En primer lugar, recordaré algo que dije al principio de esta nota: la musicalidad de su prosa, el ritmo y equilibrio de sus frases, trabajadas y adornadas de algunos contrastes engarzados con primor aquí y allá, como sin querer, hacen al cuento delicioso. Con aquél bonito pasaje al comienzo:

“En ese lugar saltaban a la vista dos particularidades de la sociedad elegante de Yalta: las damas maduras iban vestidas como las jóvenes y había muchos generales.”

Otra transición se produce la primera vez que están juntos en la habitación de Anna, que reacciona a su entrega confusa y triste; abatida piensa que ahora Dimitri no la respetará como antes. Y entonces se produce el giro realista en contraposición con el romanticismo de las escenas anteriores. Hay una sandía sobre la mesa y

“Gúrov cortó una rodaja y empezó a comer sin prisas. Pasaron al menos media hora en silencio”

Se nos dice que Anna “estaba conmovedora, desprendía esa aurea de pureza de las mujeres honradas, ingenuas y poco conocedoras de la vida…”. Y Gúrov, como contrapunto, comiendo sandía. Verdadera literatura y del mejor cuño.

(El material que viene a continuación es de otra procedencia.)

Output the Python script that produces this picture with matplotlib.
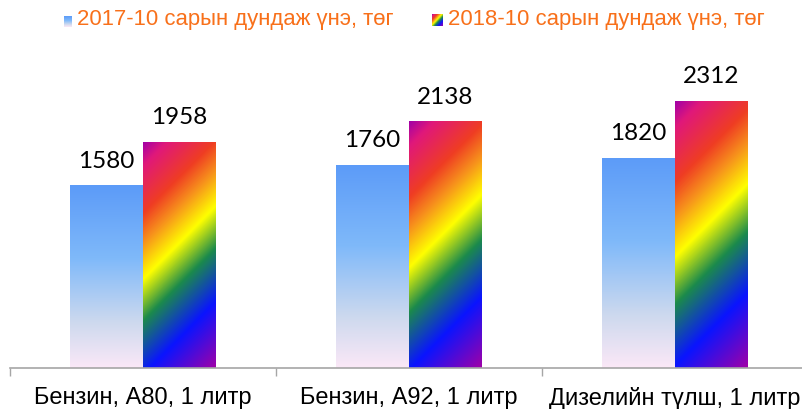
import numpy as np
import matplotlib
matplotlib.use("Agg")
import matplotlib.pyplot as plt
from matplotlib.colors import LinearSegmentedColormap

categories = ["Бензин, А80, 1 литр", "Бензин, А92, 1 литр", "Дизелийн түлш, 1 литр"]
series_names = ["2017-10 сарын дундаж үнэ, төг", "2018-10 сарын дундаж үнэ, төг"]
prices_2017 = [1580, 1760, 1820]
prices_2018 = [1958, 2138, 2312]

W, H, DPI = 803, 409, 100
fig = plt.figure(figsize=(W / DPI, H / DPI), dpi=DPI)
ax = fig.add_axes([10 / W, 1 - 368 / H, 798 / W, (368 - 79) / H])
ax.set_xlim(0, 3)
ax.set_ylim(0, 2500)

# colour ramps
blue_cmap = LinearSegmentedColormap.from_list(
    "soft_blue",
    [(0.0, "#5c9bf8"), (0.4, "#7fb9fa"), (0.75, "#cdd9ee"), (1.0, "#fbe8f7")])
rainbow_cmap = LinearSegmentedColormap.from_list(
    "rainbow_fill",
    [(0.0, "#a000a8"), (0.08, "#e0187a"), (0.24, "#ef3d23"), (0.34, "#f7921c"),
     (0.46, "#ffff00"), (0.60, "#1b8a4c"), (0.78, "#0a14ff"), (1.0, "#a000a8")])

bar_w = 0.274
x = np.arange(len(categories)) + 0.5


def pixel_size(x0, x1, y0, y1):
    p0 = ax.transData.transform((x0, y0))
    p1 = ax.transData.transform((x1, y1))
    return abs(p1[0] - p0[0]), abs(p1[1] - p0[1])


def fill_vertical(patch):
    x0, y0 = patch.get_x(), patch.get_y()
    x1, y1 = x0 + patch.get_width(), y0 + patch.get_height()
    grad = np.linspace(0, 1, 256).reshape(-1, 1)
    im = ax.imshow(grad, cmap=blue_cmap, aspect="auto", origin="upper",
                   extent=(x0, x1, y0, y1), interpolation="bilinear", zorder=2)
    im.set_clip_path(patch)


def fill_diagonal(patch):
    x0, y0 = patch.get_x(), patch.get_y()
    x1, y1 = x0 + patch.get_width(), y0 + patch.get_height()
    wp, hp = pixel_size(x0, x1, y0, y1)
    cols, rows = int(round(wp)) * 2, int(round(hp)) * 2
    u = np.linspace(0, wp, cols)[None, :]
    v = np.linspace(0, hp, rows)[:, None]
    t = (u + v) / (wp + hp)
    im = ax.imshow(t, cmap=rainbow_cmap, vmin=0, vmax=1, aspect="auto",
                   origin="upper", extent=(x0, x1, y0, y1),
                   interpolation="bilinear", zorder=2)
    im.set_clip_path(patch)


bars_a = ax.bar(x - bar_w / 2, prices_2017, width=bar_w, color="none",
                edgecolor="none", zorder=1)
bars_b = ax.bar(x + bar_w / 2, prices_2018, width=bar_w, color="none",
                edgecolor="none", zorder=1)
for p in bars_a:
    fill_vertical(p)
for p in bars_b:
    fill_diagonal(p)

label_font = dict(family="Lato", fontsize=17.5, color="#000000")
label_gap = 150
for xi, v in zip(x - bar_w / 2, prices_2017):
    ax.text(xi, v + label_gap, f"{v}", ha="center", va="baseline", **label_font)
for xi, v in zip(x + bar_w / 2, prices_2018):
    ax.text(xi, v + label_gap, f"{v}", ha="center", va="baseline", **label_font)

for s in ["top", "right", "left"]:
    ax.spines[s].set_visible(False)
ax.spines["bottom"].set_color("#a6a6a6")
ax.spines["bottom"].set_linewidth(1.2)
ax.set_yticks([])
ax.set_xticks([0, 1, 2, 3])
ax.set_xticklabels([])
ax.tick_params(axis="x", length=6, color="#a6a6a6", width=1)
ax.set_xticks(x, minor=True)
ax.set_xticklabels(categories, minor=True, family="Liberation Sans",
                   fontsize=17, color="#000000")
ax.tick_params(axis="x", which="minor", length=0, pad=14)

# legend: gradient swatches with orange captions
legend_items = [(64, 72, 16, 27, blue_cmap, "v", 77),
                (432, 443, 14, 26, rainbow_cmap, "d", 448)]
for (sx0, sx1, sy0, sy1, cmap, kind, tx), name in zip(legend_items, series_names):
    sw = fig.add_axes([sx0 / W, 1 - sy1 / H, (sx1 - sx0) / W, (sy1 - sy0) / H])
    if kind == "v":
        sw.imshow(np.linspace(0, 1, 64).reshape(-1, 1), cmap=cmap, aspect="auto")
    else:
        g = np.linspace(0, 1, 32)
        sw.imshow((g[None, :] + g[:, None]) / 2, cmap=cmap, aspect="auto")
    sw.axis("off")
    fig.text(tx / W, 1 - 20 / H, name, ha="left", va="center",
             family="Liberation Sans", fontsize=15.9, color="#f8701a")

fig.savefig("out.png", dpi=DPI)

Por eso estas obras, breves o extensas, atraen a los buenos lectores. No importa sólo el argumento ni la metáfora, que en este caso no existen. Han sido sustituidas por la forma, la estética, la magia, la sonoridad, el ritmo y cadencia expresiva. Por esto hay que leer, diría degustar, “La dama del perrito”. Por esto y porque la historia está contada en un lenguaje despacioso, seleccionando con genial escrúpulo cada frase, cada párrafo, cada efecto, sin chirridos desagradables y a la velocidad justa.